Walker organized Afro-Latin American Week last month, as a part of the Spelman College Year of the African Diaspora, which she also developed. Educators, researchers and community leaders of African origin from all of the Spanish-speaking nations of South America joined Spelman faculty and students, Atlanta Public School teachers, and members of the Atlanta community for a week of dialogue, workshops and presentations exploring similarities based on common African heritages and differences based on unique historical experiences.
The conference, “Generating Knowledge From the Inside,” was designed to provide an understanding of the contributions of African Diasporans to their national cultures, and to celebrate the African heritage of South America. Representatives from Argentina, Bolivia, Chile, Colombia, Ecuador, Paraguay, Peru, Uruguay and Venezuela came together to tell more accurate stories of the Americas by including the stories of Africa in the Americas.
“This gathering is important because we are involved in a global process of creating a shared consciousness about African and African American issues,” said Miriam Gomes, an Afro-Argentinean of Cape Verdean ancestry who teaches African literature in Buenos Aires. “Many Latin American countries, including Argentina, deny that they have populations of African descent. We must come together to correct such flagrant inaccuracies.”
Whereas the Washington, D.C.-based World Bank, a major development organization, estimates that there are approximately 150 million Afro-Latin Americans from Puerto Rico to Argentina, Walker points out that the Encyclopedia Britannica indicates there are no Afro-Argentineans, Bolivians, Paraguayans or Uruguayans. “The presence of our Afro-South American visitors dispels that myth,” Walker says.
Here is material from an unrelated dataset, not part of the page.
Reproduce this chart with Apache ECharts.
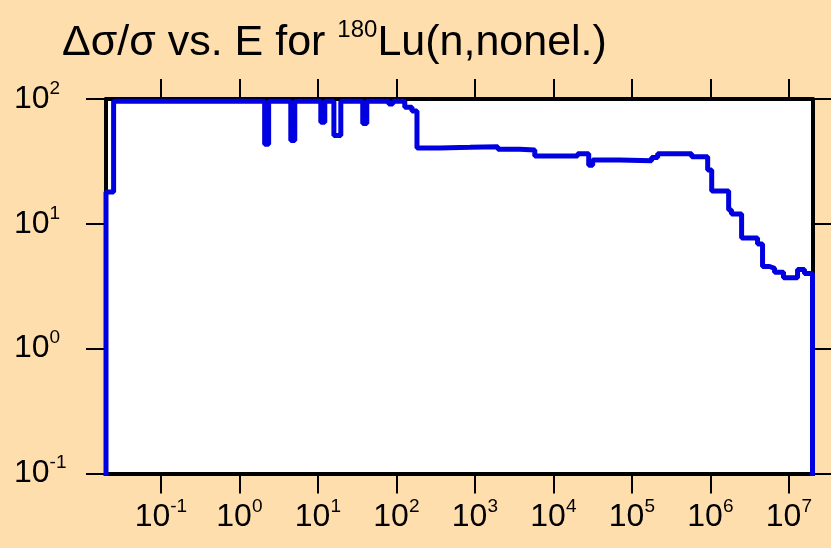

“Afro-Latin American Week and the Spelman College Year of the African Diaspora are intended to help African descendants especially to understand the contributions of Africans in creating the Americas, and to help us reclaim our heritage going all the way back to the African origins of humanity,” Walker says. “It should also help all Americans understand the continuing roles that Africa plays in their lives.”